By John Hughes
Fermanagh aside, the qualifiers results last weekend didn’t make for pretty viewing for Ulster eyes.
Down’s calamitous season was brought to a close by Longford. The Mourne men gave up the ghost after extra-time to a division three team which has only a solitary Leinster title to its name in terms of championship silverware.
Elsewhere Antrim didn’t even get as far as extra time.
Promoted undefeated from division four playing in Corrigan Park against a team which plummeted out of division three without managing to muster a single win. What happened next should have been a bit of a surprise, but unfortunately it wasn’t.
Limerick went in at the break leading 2-2 to 0-6 before going on run out 2-6 to 0-9 winners. It was the Treaty County’s first win of any variety in 14 months of football.
The impact of Antrim’s exit in the football was doubled by defeat in the Christy Ring final replay. No arguments this time, Meath were 4-21 to 5-17 winners, Antrim have the Ulster championship to look forward too. Yes, that’s being ironic.
Down’s demise is concerning, but nowhere near as worrying as what has happened to the value of Saffron stock.
This is a county which has almost 60 clubs, more than any other county in Ulster. If available playing resources are an indicator of potential success then Antrim should be a regular fixture in Ulster semi-finals and the latter stages of all-Ireland competitions in both codes.
But they’re getting their pants pulled down by Meath in the hurling and letting Limerick show them who’s boss in Corrigan bloody Park.
So where the hell is the problem?
I think back to a brilliant column written by Dara Ó Sé in the Irish Times recently. In it he takes Cork to task, with no small sense of relish you feel, about losing to Tipperary in the football. It bore the wonderful headline, “It looks like Cork have become immune to the shame”

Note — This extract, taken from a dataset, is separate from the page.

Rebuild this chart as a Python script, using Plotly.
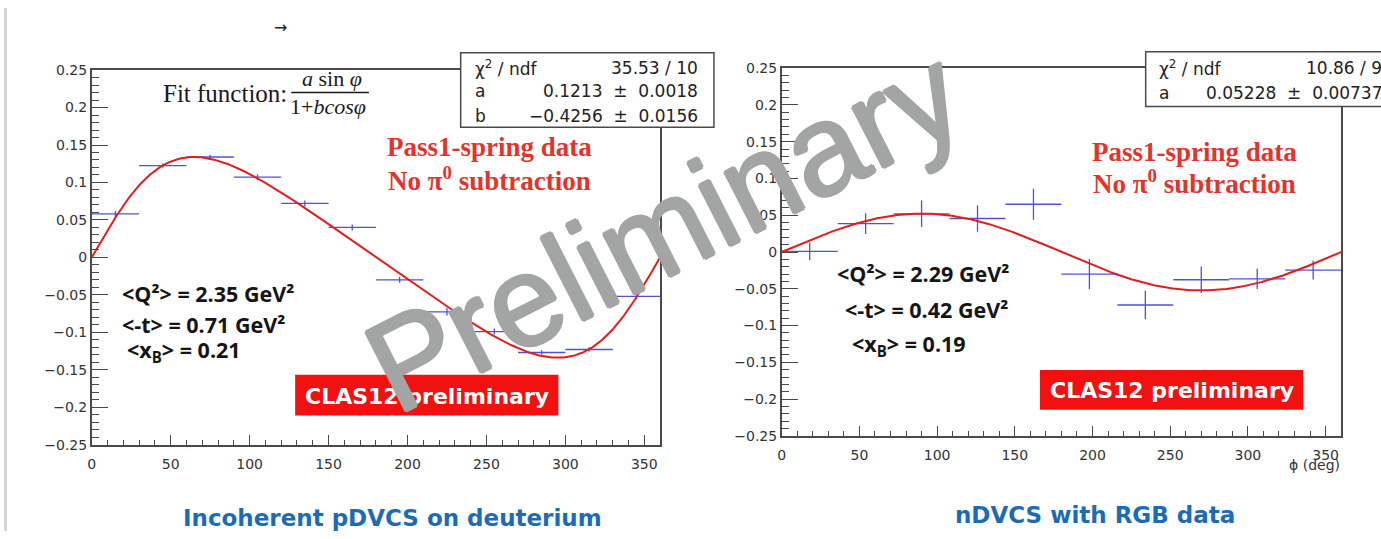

It’s an interesting piece, because it doesn’t really analyse the roots of Cork’s failure, but rather it shines a light on the drivers in Kerry success.
Here’s one of the key lines from that piece.
“Maybe I’m wrong but it looks a lot like the shame has gone out of it for some of these Cork players. If the shame goes, you’re at nothing.
To really compete at the top level, it has to be such an integral part of you that a non-performance actually makes you ashamed to face people.”
Did the Antrim footballers and hurlers leave their respective games on Saturday feeling ashamed to face people?
Let me answer that question for them.
I don’t doubt they felt pain about the loss, disappointment in their own personal performances, but shame about what they had done to the county’s reputation was not a factor. The reason for that is because their county’s reputation is a joke. That’s harsh, but it’s just stating a fact.
We know that Antrim clubs are more than capable of punching their weight with the very best i the country in both codes. For me that’s a indication that the players are there, contrary to all the protestations.
The problem is that no one seems to think that getting a win for Antrim is something worth dying for. People will die in the last ditch for Cargin, Cushendall, St Gall’s or Loughgiel, but they’re damned if they’re going to do that for Antrim.
There is no easy solution to this problem. Antrim is a whipped cur, and building self-esteem from such a lowly position is always difficult.
We can talk about structures, management, resources, coaching and all that paraphernalia until the cows come home, but this has to start with the players pulling on the Saffron jersey right now. Young players want to buy into successful teams. Right now an Antrim youngster would be bonkers to be giving any serious thought to representing their county at the highest level.
Players right here, right now have to decide that playing for Antrim matters, that Antrim getting beaten by sides they should be beating is actually something to feel shame about. If they can’t summon up that sort of emotion for their county then there’s no hope for the future.
Some might ask why a successful Antrim even matters. There are a number of reasons. First of all is that the county occupies a position in the north similar to that of Dublin in the south. It is the hub of the regional media and the place where cultural priorities are set.
When Dublin aren’t competing, then GAA is a fringe interest in the wider public discourse.
Pure brute geography means that if Ulster GAA is ever to get the recognition it deserves in the north, Antrim have to get the finger out and start winning things.
Another factor is that a successful Antrim will help make the revamped Casement Park a real beacon for Gaelic Games in our provincial capital.
Antrim Gaels might not think much of their county, but for the rest of Ulster it’s important that they change have a serious change of heart on that particular matter.